WHAT TO PRODUCE:
Write out, word for word, every line from the first one through the line that holds "Chart.register(...registerables)", and nothing else; skip the pictures.
========
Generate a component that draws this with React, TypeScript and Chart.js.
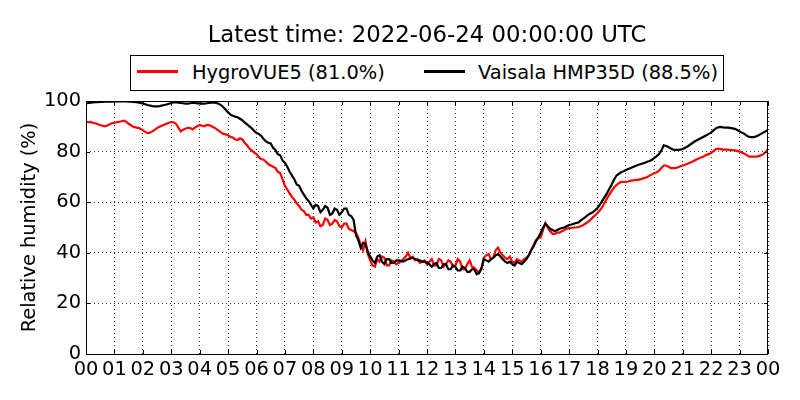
import { useEffect, useRef } from 'react'
import { Chart, registerables } from 'chart.js'
import type { Plugin } from 'chart.js'
Chart.register(...registerables)

// relative humidity (%), 5-minute samples from 00:00 to 24:00 (one row per hour)
const hygroVue5 = [
  91.8, 91.6, 91.7, 91.3, 91.2, 90.8, 90.5, 90.2, 90.0, 90.3, 90.8, 91.2,
  91.4, 91.6, 91.8, 92.0, 92.2, 91.8, 91.0, 90.4, 89.8, 89.6, 89.4, 89.0,
  88.5, 87.8, 87.3, 87.5, 88.0, 88.6, 89.3, 89.8, 90.2, 90.6, 91.0, 91.4,
  91.7, 91.6, 91.0, 89.5, 88.0, 88.6, 89.0, 89.4, 89.3, 88.8, 89.5, 90.0,
  90.5, 90.2, 90.0, 90.6, 90.5, 90.0, 89.5, 89.0, 88.3, 87.6, 87.0, 86.8,
  86.5, 85.8, 85.6, 84.8, 84.6, 85.3, 84.8, 83.5, 82.5, 81.2, 80.5, 79.6,
  79.0, 77.8, 77.0, 76.8, 76.0, 75.0, 74.5, 74.0, 73.5, 72.0, 71.5, 69.0,
  66.5, 65.0, 63.5, 62.0, 61.0, 59.5, 58.5, 57.0, 56.5, 55.0, 55.0, 53.5,
  54.0, 52.0, 52.5, 50.5, 51.0, 53.5, 53.0, 51.0, 51.5, 53.0, 52.5, 50.5,
  50.0, 51.5, 51.5, 49.5, 49.0, 48.5, 48.0, 46.0, 43.0, 41.0, 44.5, 39.5,
  37.0, 35.0, 34.5, 37.5, 36.5, 38.5, 38.0, 35.0, 35.0, 37.0, 36.5, 35.5,
  36.0, 36.5, 37.5, 38.5, 40.0, 38.0, 38.5, 37.0, 37.5, 36.0, 36.5, 37.0,
  35.5, 36.5, 37.5, 35.0, 35.0, 37.5, 37.0, 34.5, 35.5, 37.0, 36.5, 34.5,
  35.0, 37.5, 36.5, 33.5, 33.5, 35.5, 37.0, 34.5, 34.0, 33.0, 32.0, 33.5,
  38.0, 39.0, 39.5, 37.5, 38.0, 41.0, 42.0, 40.0, 39.0, 38.0, 37.5, 38.5,
  36.5, 36.0, 37.5, 37.0, 36.5, 37.5, 38.0, 39.0, 41.0, 43.0, 45.0, 46.0,
  46.0, 49.0, 51.8, 50.0, 48.5, 47.5, 47.5, 48.0, 48.0, 48.5, 49.0, 49.5,
  49.8, 49.8, 50.0, 50.0, 50.2, 50.5, 51.0, 51.6, 52.2, 53.0, 54.0, 54.8,
  55.7, 56.8, 58.0, 59.8, 61.5, 63.0, 64.5, 65.8, 66.8, 67.5, 68.0, 68.0,
  68.0, 68.2, 68.5, 68.6, 68.8, 68.8, 69.0, 69.3, 69.6, 70.0, 70.5, 71.0,
  71.5, 71.8, 72.5, 73.5, 74.5, 74.5, 74.0, 73.5, 73.5, 73.5, 73.8, 74.2,
  74.5, 74.8, 75.2, 75.6, 76.0, 76.5, 77.0, 77.4, 77.8, 78.2, 78.7, 79.0,
  79.5, 80.2, 81.0, 81.2, 81.0, 80.8, 80.8, 80.8, 80.6, 80.6, 80.5, 80.3,
  80.0, 79.6, 79.2, 78.6, 78.0, 78.0, 78.0, 78.0, 78.2, 78.5, 79.0, 79.8,
  81.0,
]
const vaisalaHmp35d = [
  99.0, 99.2, 99.3, 99.4, 99.5, 99.5, 99.6, 99.6, 99.7, 99.7, 99.7, 99.7,
  99.8, 99.8, 99.8, 99.8, 99.8, 99.8, 99.7, 99.7, 99.6, 99.5, 99.4, 99.2,
  99.0, 98.7, 98.4, 98.2, 98.0, 97.9, 97.9, 98.0, 98.2, 98.4, 98.6, 98.9,
  99.2, 99.4, 99.5, 99.3, 99.2, 99.1, 99.0, 99.0, 99.1, 99.2, 99.2, 99.1,
  99.1, 99.0, 99.0, 99.1, 99.2, 99.3, 99.3, 99.2, 98.9, 98.4, 97.5, 96.5,
  95.5, 94.6, 94.2, 93.8, 93.6, 93.0, 92.4, 91.5, 90.8, 90.0, 89.2, 88.2,
  87.3, 87.0, 86.2, 85.0, 84.0, 83.5, 83.2, 81.5, 80.6, 79.0, 78.5, 76.5,
  75.5, 74.0, 72.0, 70.5, 69.0, 67.0, 66.5, 64.5, 63.0, 61.5, 60.5, 59.0,
  57.5, 59.0, 58.5, 56.0, 57.0, 58.5, 57.8, 55.0, 55.5, 57.5, 57.0, 55.0,
  56.0, 57.5, 57.5, 55.0, 54.5, 53.0, 47.0, 45.0, 42.0, 44.0, 43.5, 40.5,
  38.5, 37.0, 36.0, 38.5, 39.0, 36.5, 35.5, 37.5, 37.5, 36.0, 36.0, 37.0,
  37.0, 36.8, 36.5, 37.0, 37.5, 37.8, 38.0, 37.5, 37.0, 37.0, 36.5, 36.5,
  36.0, 35.5, 34.5, 35.5, 36.0, 34.0, 34.0, 35.5, 35.5, 33.5, 33.5, 35.0,
  34.5, 33.0, 33.0, 34.5, 34.0, 32.5, 32.5, 33.5, 33.5, 31.5, 32.0, 34.0,
  37.5, 37.0, 36.5, 37.5, 38.0, 39.0, 39.5, 38.5, 37.5, 36.5, 36.0, 36.5,
  35.5, 35.0, 36.5, 36.0, 35.5, 36.5, 37.5, 39.0, 41.0, 42.5, 44.5, 46.0,
  47.8, 50.0, 51.5, 50.5, 49.5, 49.0, 48.5, 49.0, 49.5, 49.8, 50.0, 50.5,
  51.0, 51.2, 51.5, 51.8, 52.0, 52.8, 53.5, 54.2, 55.0, 55.5, 56.0, 56.8,
  57.7, 59.0, 60.5, 62.0, 63.5, 65.3, 67.0, 69.0, 70.5, 71.2, 71.8, 72.2,
  72.7, 73.1, 73.5, 73.9, 74.3, 74.7, 75.0, 75.3, 75.6, 76.0, 76.3, 76.8,
  77.5, 78.2, 79.0, 80.5, 82.5, 82.2, 81.8, 81.2, 80.8, 80.7, 80.7, 80.8,
  81.0, 81.5, 82.0, 82.7, 83.3, 84.0, 84.5, 85.0, 85.5, 86.0, 86.5, 87.0,
  87.5, 88.4, 89.2, 89.6, 89.8, 89.6, 89.5, 89.5, 89.4, 89.2, 89.0, 88.5,
  88.0, 87.5, 87.0, 86.3, 85.8, 85.7, 85.7, 86.0, 86.5, 87.0, 87.5, 88.0,
  88.5,
]
const hourLabels = ['00', '01', '02', '03', '04', '05', '06', '07', '08', '09', '10', '11',
  '12', '13', '14', '15', '16', '17', '18', '19', '20', '21', '22', '23', '00']
const yTicks = [0, 20, 40, 60, 80, 100]

const FONT = "'DejaVu Sans', sans-serif"

// matplotlib-ish frame with inward ticks on all four sides
const framePlugin: Plugin<'line'> = {
  id: 'frame',
  afterDraw(chart) {
    const { ctx, chartArea: a, scales } = chart
    ctx.save()
    ctx.strokeStyle = '#000'
    ctx.lineWidth = 1
    ctx.beginPath()
    for (let h = 0; h < hourLabels.length; h++) {
      const x = Math.round(scales.x.getPixelForValue(h)) + 0.5
      ctx.moveTo(x, a.bottom); ctx.lineTo(x, a.bottom - 4)
      ctx.moveTo(x, a.top); ctx.lineTo(x, a.top + 4)
    }
    yTicks.forEach(v => {
      const y = Math.round(scales.y.getPixelForValue(v)) + 0.5
      ctx.moveTo(a.left, y); ctx.lineTo(a.left + 4, y)
      ctx.moveTo(a.right, y); ctx.lineTo(a.right - 4, y)
    })
    ctx.stroke()
    ctx.strokeRect(Math.round(a.left) + 0.5, Math.round(a.top) + 0.5, Math.round(a.right - a.left) - 1, Math.round(a.bottom - a.top))
    ctx.restore()
  },
}

export default function App() {
  const ref = useRef<HTMLCanvasElement>(null)

  useEffect(() => {
    if (!ref.current) return
    const times = hygroVue5.map((_, i) => i / 12)
    const chart = new Chart(ref.current, {
      type: 'line',
      data: {
        datasets: [
          { label: 'HygroVUE5 (81.0%)', data: hygroVue5.map((v, i) => ({ x: times[i], y: v })), borderColor: '#ff0000', borderWidth: 2.2, pointRadius: 0, order: 2 },
          { label: 'Vaisala HMP35D (88.5%)', data: vaisalaHmp35d.map((v, i) => ({ x: times[i], y: v })), borderColor: '#000000', borderWidth: 2.2, pointRadius: 0, order: 1 },
        ],
      },
      options: {
        responsive: true, maintainAspectRatio: false, animation: false,
        layout: { padding: { left: 0, top: 101, right: 32, bottom: 0 } },
        plugins: { legend: { display: false }, tooltip: { enabled: false }, title: { display: false } },
        scales: {
          x: {
            type: 'linear', min: 0, max: 24,
            afterFit: s => { s.height = 46 },
            afterBuildTicks: s => { s.ticks = hourLabels.map((_, i) => ({ value: i })) },
            grid: { color: '#000', lineWidth: 0.8, drawTicks: false },
            border: { display: false, dash: [1, 3] },
            ticks: { autoSkip: false, maxRotation: 0, padding: 4, color: '#000', font: { family: FONT, size: 19.4 }, callback: v => hourLabels[Number(v)] },
          },
          y: {
            min: 0, max: 100,
            afterFit: s => { s.width = 86 },
            afterBuildTicks: s => { s.ticks = yTicks.map(v => ({ value: v })) },
            grid: { color: '#000', lineWidth: 0.8, drawTicks: false },
            border: { display: false, dash: [1, 3] },
            ticks: { padding: 5, color: '#000', font: { family: FONT, size: 19.4 } },
            title: { display: true, text: 'Relative humidity (%)', color: '#000', font: { family: FONT, size: 19.4 }, padding: { top: 18, bottom: 0 } },
          },
        },
      },
      plugins: [framePlugin],
    })
    return () => chart.destroy()
  }, [])

  const legendText = { position: 'absolute' as const, top: 63, fontSize: 19.4, lineHeight: 1, whiteSpace: 'nowrap' as const }

  return (
    <div style={{ position: 'absolute', left: 0, top: 0, width: 800, height: 400, background: '#fff', fontFamily: FONT, color: '#000' }}>
      <canvas ref={ref} />
      <div style={{ position: 'absolute', left: 86, width: 682, top: 23, textAlign: 'center', fontSize: 22.8, lineHeight: 1, whiteSpace: 'nowrap' }}>
        Latest time: 2022-06-24 00:00:00 UTC
      </div>
      <div style={{ position: 'absolute', left: 130, top: 55, width: 592, height: 34, border: '1px solid #000', background: '#fff' }} />
      <div style={{ position: 'absolute', left: 137, top: 70, width: 41, height: 3, background: '#ff0000' }} />
      <div style={{ ...legendText, left: 192 }}>HygroVUE5 (81.0%)</div>
      <div style={{ position: 'absolute', left: 424, top: 70, width: 41, height: 3, background: '#000' }} />
      <div style={{ ...legendText, left: 478 }}>Vaisala HMP35D (88.5%)</div>
    </div>
  )
}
========
COMPLETED TASK:
Generate a component that draws this with React, TypeScript and Chart.js.
import { useEffect, useRef } from 'react'
import { Chart, registerables } from 'chart.js'
import type { Plugin } from 'chart.js'
Chart.register(...registerables)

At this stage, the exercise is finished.